• **Records for the task**
★ ★ ★ ★ ★ ★ ★

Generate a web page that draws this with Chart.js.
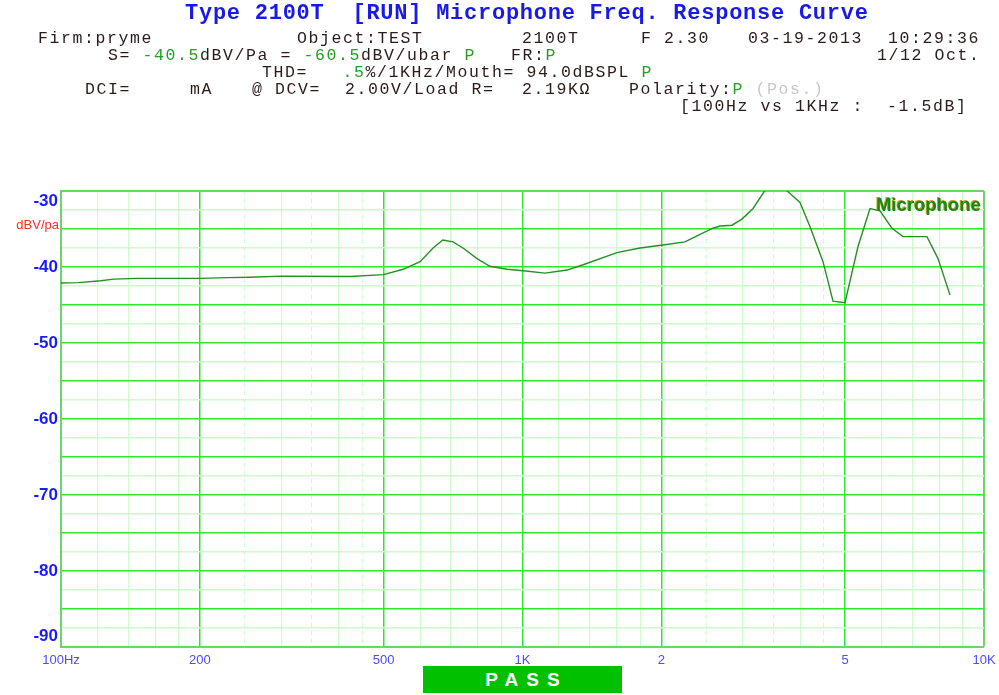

★ ★ ★ ★ ★ ★ ★

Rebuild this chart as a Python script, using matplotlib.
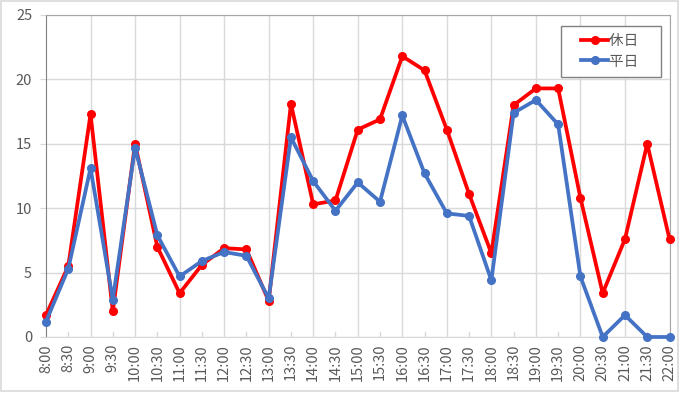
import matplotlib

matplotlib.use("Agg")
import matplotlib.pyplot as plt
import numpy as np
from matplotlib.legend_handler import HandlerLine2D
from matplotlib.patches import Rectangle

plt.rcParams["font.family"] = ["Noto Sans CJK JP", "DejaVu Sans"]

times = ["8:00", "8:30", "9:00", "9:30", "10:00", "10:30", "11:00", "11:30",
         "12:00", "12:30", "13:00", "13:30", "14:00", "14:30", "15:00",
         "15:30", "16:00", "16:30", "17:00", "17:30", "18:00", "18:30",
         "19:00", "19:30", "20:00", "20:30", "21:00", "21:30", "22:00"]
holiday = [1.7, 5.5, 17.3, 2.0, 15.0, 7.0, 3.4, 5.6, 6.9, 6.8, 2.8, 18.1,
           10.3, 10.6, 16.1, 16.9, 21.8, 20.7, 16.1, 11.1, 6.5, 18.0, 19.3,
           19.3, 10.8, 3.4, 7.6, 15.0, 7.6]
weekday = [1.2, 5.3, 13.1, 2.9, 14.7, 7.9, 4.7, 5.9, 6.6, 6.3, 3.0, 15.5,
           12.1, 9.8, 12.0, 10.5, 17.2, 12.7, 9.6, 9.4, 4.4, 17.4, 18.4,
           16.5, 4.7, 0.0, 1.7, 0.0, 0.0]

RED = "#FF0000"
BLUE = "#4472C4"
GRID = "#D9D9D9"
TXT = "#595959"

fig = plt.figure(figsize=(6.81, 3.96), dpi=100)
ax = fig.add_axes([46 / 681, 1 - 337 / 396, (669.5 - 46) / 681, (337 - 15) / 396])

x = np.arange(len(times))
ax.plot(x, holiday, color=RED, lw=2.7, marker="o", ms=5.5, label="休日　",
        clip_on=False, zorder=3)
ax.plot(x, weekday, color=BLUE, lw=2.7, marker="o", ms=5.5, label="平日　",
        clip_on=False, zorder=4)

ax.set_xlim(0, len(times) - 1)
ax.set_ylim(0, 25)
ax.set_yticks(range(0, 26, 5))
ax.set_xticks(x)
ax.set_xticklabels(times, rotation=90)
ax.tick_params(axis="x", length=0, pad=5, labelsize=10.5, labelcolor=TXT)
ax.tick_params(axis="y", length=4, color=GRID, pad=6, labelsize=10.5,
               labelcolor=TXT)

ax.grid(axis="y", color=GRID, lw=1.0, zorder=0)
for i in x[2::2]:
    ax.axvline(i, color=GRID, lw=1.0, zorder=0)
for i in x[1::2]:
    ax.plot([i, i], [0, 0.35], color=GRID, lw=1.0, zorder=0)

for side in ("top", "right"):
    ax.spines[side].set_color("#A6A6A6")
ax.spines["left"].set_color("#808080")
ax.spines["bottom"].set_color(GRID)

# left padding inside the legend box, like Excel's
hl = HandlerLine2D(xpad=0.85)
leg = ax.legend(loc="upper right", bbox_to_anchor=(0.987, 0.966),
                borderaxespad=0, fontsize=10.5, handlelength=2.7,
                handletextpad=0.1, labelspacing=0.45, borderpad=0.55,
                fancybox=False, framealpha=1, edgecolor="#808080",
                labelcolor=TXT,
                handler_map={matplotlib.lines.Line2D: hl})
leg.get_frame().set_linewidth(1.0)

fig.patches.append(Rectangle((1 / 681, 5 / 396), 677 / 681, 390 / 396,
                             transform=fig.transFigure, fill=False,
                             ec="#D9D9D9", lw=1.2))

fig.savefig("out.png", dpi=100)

★ ★ ★ ★ ★ ★ ★

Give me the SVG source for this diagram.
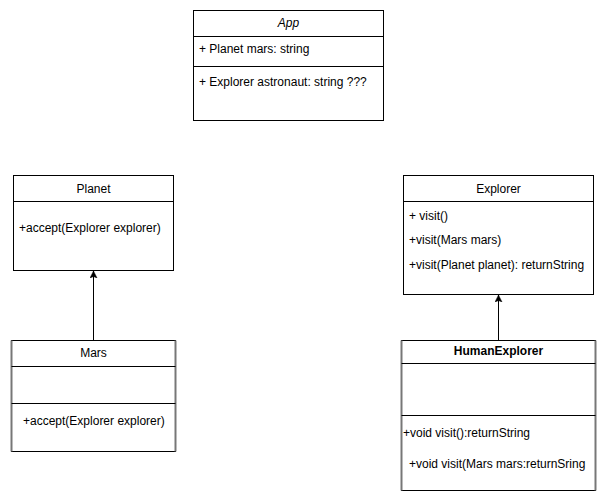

★ ★ ★ ★ ★ ★ ★

• **What is required**
Pictures in the material above should be skipped; print exactly the lines from the one with "Rebuild this chart" through the one with "clip_on=False, zorder=4)".

• **The output**
Rebuild this chart as a Python script, using matplotlib.
import matplotlib

matplotlib.use("Agg")
import matplotlib.pyplot as plt
import numpy as np
from matplotlib.legend_handler import HandlerLine2D
from matplotlib.patches import Rectangle

plt.rcParams["font.family"] = ["Noto Sans CJK JP", "DejaVu Sans"]

times = ["8:00", "8:30", "9:00", "9:30", "10:00", "10:30", "11:00", "11:30",
         "12:00", "12:30", "13:00", "13:30", "14:00", "14:30", "15:00",
         "15:30", "16:00", "16:30", "17:00", "17:30", "18:00", "18:30",
         "19:00", "19:30", "20:00", "20:30", "21:00", "21:30", "22:00"]
holiday = [1.7, 5.5, 17.3, 2.0, 15.0, 7.0, 3.4, 5.6, 6.9, 6.8, 2.8, 18.1,
           10.3, 10.6, 16.1, 16.9, 21.8, 20.7, 16.1, 11.1, 6.5, 18.0, 19.3,
           19.3, 10.8, 3.4, 7.6, 15.0, 7.6]
weekday = [1.2, 5.3, 13.1, 2.9, 14.7, 7.9, 4.7, 5.9, 6.6, 6.3, 3.0, 15.5,
           12.1, 9.8, 12.0, 10.5, 17.2, 12.7, 9.6, 9.4, 4.4, 17.4, 18.4,
           16.5, 4.7, 0.0, 1.7, 0.0, 0.0]

RED = "#FF0000"
BLUE = "#4472C4"
GRID = "#D9D9D9"
TXT = "#595959"

fig = plt.figure(figsize=(6.81, 3.96), dpi=100)
ax = fig.add_axes([46 / 681, 1 - 337 / 396, (669.5 - 46) / 681, (337 - 15) / 396])

x = np.arange(len(times))
ax.plot(x, holiday, color=RED, lw=2.7, marker="o", ms=5.5, label="休日　",
        clip_on=False, zorder=3)
ax.plot(x, weekday, color=BLUE, lw=2.7, marker="o", ms=5.5, label="平日　",
        clip_on=False, zorder=4)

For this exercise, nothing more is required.